■ Prompt ■
Reproduce the lines below exactly, from the one containing "Reproduce this chart" through the one containing "import numpy as np", both included. Leave out any pictures.

■ Supplied data ■
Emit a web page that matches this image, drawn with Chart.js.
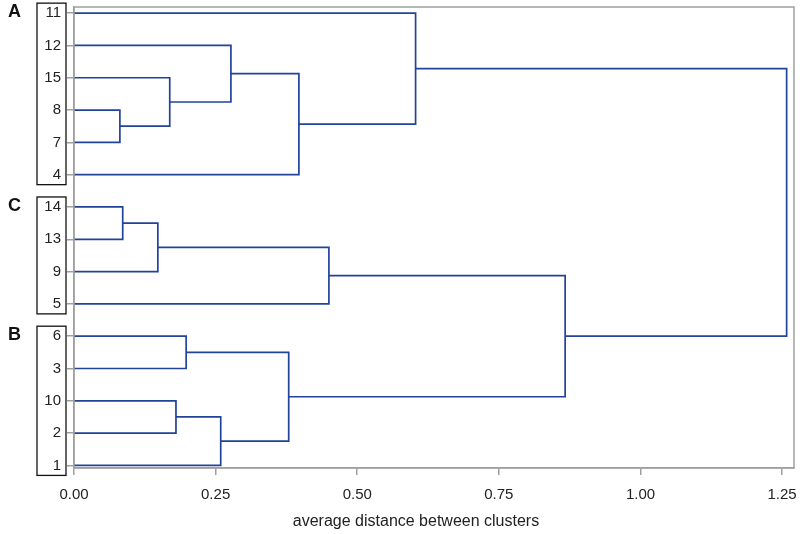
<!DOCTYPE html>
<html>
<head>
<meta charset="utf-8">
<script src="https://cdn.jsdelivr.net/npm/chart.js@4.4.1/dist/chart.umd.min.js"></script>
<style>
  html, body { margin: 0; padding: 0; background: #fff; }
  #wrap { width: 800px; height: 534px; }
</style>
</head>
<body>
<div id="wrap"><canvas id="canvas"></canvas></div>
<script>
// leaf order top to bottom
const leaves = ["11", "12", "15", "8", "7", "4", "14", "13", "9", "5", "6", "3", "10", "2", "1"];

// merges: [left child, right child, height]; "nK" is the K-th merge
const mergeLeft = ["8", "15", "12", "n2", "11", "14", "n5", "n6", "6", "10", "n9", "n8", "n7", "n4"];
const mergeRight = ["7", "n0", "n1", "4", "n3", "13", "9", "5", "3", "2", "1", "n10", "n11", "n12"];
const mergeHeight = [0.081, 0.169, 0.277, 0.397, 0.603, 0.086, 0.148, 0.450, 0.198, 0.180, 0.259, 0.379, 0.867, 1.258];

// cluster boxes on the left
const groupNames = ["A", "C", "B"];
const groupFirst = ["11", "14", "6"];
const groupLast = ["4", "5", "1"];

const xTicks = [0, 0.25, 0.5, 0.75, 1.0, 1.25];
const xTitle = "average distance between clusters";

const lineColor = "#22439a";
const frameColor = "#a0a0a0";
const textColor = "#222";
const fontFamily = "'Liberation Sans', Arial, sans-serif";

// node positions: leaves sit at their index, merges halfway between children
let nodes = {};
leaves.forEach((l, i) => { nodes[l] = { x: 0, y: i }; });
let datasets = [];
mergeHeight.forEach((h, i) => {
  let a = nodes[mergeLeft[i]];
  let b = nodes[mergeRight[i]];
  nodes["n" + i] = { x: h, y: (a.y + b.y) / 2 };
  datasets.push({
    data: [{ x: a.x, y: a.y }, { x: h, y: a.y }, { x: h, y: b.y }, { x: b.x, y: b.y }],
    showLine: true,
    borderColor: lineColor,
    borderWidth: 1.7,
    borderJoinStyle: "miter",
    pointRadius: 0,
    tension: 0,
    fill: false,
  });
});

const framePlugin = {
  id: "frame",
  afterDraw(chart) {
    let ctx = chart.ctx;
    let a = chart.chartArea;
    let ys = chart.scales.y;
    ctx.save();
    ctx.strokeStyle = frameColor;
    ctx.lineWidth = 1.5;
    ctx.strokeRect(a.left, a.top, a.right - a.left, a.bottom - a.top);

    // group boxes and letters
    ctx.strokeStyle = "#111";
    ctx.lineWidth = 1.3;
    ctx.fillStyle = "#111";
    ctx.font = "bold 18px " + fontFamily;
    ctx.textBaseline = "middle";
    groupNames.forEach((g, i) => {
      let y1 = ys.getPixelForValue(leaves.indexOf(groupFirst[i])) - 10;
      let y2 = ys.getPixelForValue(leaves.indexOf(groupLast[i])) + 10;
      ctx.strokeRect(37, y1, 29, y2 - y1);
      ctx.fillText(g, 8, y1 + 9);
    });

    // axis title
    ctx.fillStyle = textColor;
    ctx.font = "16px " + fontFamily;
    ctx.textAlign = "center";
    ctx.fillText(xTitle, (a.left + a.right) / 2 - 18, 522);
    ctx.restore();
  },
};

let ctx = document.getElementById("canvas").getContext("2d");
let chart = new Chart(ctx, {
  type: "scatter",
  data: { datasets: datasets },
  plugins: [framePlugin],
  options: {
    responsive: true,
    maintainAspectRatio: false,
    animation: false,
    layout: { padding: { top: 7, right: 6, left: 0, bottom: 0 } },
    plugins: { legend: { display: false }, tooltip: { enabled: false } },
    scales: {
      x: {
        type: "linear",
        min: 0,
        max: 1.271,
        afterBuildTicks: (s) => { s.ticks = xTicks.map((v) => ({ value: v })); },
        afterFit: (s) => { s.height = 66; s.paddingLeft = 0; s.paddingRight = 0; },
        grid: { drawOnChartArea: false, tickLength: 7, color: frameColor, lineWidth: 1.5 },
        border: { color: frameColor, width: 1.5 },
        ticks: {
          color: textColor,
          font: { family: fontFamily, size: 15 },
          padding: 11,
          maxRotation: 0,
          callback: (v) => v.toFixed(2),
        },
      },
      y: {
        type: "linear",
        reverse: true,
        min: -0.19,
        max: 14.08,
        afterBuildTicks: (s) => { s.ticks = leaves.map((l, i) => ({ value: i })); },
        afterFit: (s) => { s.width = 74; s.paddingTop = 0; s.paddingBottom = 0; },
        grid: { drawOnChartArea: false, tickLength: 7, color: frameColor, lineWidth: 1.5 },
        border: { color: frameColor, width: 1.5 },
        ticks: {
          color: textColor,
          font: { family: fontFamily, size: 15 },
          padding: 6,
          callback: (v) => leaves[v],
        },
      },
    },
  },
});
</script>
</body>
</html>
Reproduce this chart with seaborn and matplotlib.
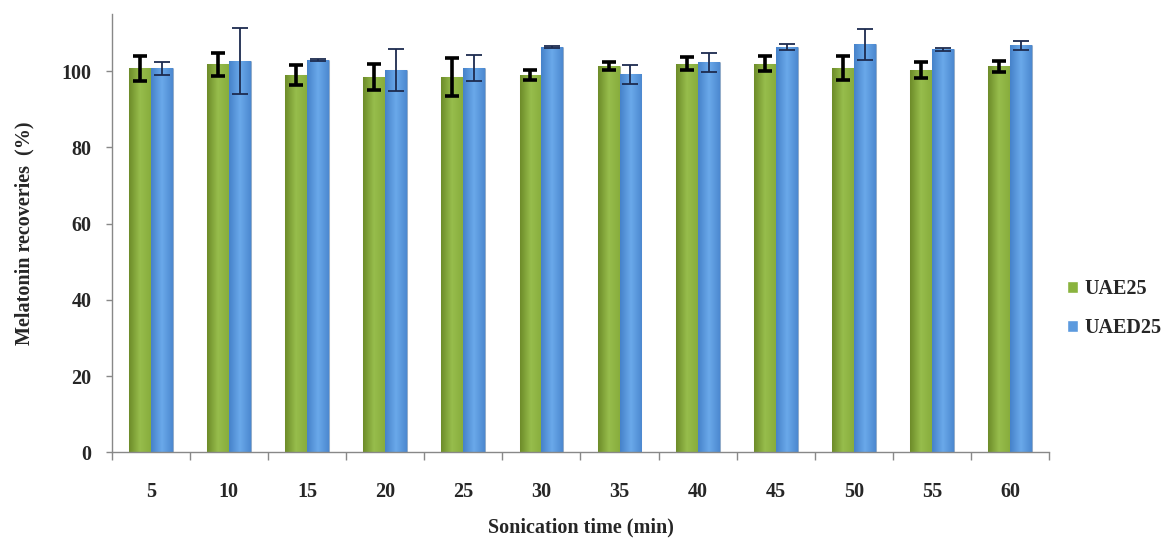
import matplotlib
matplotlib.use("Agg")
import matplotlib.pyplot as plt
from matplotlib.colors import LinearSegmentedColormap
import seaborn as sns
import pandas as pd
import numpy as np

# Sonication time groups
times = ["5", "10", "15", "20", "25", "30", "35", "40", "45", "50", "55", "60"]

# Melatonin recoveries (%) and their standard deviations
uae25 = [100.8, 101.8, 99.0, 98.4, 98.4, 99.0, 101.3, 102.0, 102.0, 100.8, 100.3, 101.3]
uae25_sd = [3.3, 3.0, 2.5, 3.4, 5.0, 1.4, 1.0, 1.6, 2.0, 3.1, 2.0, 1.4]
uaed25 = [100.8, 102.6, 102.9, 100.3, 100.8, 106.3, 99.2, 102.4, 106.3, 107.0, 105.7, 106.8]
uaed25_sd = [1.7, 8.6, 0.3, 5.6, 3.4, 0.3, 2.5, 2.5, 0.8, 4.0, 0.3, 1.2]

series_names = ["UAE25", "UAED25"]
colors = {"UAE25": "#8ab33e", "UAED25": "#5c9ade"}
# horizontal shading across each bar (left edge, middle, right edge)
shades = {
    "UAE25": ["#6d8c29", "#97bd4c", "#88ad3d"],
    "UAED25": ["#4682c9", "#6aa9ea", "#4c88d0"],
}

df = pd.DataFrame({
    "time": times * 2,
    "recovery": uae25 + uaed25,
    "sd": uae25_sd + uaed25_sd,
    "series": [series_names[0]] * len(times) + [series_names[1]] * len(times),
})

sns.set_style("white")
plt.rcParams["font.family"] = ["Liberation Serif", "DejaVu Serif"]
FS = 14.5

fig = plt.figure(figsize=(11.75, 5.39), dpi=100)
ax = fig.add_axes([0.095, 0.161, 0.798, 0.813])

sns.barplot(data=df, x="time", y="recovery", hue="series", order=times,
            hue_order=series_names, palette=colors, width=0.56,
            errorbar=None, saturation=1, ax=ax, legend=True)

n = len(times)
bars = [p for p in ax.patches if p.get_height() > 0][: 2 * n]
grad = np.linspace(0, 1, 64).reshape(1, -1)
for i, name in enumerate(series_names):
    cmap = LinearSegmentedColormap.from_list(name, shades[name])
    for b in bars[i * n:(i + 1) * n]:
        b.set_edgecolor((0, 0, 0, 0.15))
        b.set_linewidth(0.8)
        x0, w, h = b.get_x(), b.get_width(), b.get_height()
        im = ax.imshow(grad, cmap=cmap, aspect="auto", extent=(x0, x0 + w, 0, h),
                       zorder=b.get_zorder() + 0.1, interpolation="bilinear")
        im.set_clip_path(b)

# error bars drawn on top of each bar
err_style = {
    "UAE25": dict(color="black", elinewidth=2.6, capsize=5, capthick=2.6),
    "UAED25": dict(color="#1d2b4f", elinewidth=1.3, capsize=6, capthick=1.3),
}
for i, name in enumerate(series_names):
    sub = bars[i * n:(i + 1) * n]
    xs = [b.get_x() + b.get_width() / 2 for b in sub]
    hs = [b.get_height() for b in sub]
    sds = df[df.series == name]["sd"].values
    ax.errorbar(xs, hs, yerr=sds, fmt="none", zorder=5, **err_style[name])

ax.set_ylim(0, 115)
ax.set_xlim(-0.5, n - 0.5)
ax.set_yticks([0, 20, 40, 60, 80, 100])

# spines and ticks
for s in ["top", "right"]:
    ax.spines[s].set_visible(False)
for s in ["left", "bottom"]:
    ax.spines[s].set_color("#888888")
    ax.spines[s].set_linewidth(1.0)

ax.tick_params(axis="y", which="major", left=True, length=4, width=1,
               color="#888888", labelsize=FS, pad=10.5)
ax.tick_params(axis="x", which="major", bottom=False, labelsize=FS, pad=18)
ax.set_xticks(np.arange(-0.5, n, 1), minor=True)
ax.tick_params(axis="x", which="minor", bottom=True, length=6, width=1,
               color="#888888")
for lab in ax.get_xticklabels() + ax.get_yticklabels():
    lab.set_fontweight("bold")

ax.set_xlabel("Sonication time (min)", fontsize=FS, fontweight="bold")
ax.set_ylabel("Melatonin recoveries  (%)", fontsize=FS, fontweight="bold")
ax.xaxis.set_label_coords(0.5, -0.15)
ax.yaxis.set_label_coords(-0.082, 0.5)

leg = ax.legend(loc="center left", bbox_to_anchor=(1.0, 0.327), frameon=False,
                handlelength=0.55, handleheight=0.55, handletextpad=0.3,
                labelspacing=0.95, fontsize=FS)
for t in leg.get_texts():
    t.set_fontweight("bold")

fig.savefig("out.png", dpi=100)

■ Exercise answer ■
Reproduce this chart with seaborn and matplotlib.
import matplotlib
matplotlib.use("Agg")
import matplotlib.pyplot as plt
from matplotlib.colors import LinearSegmentedColormap
import seaborn as sns
import pandas as pd
import numpy as np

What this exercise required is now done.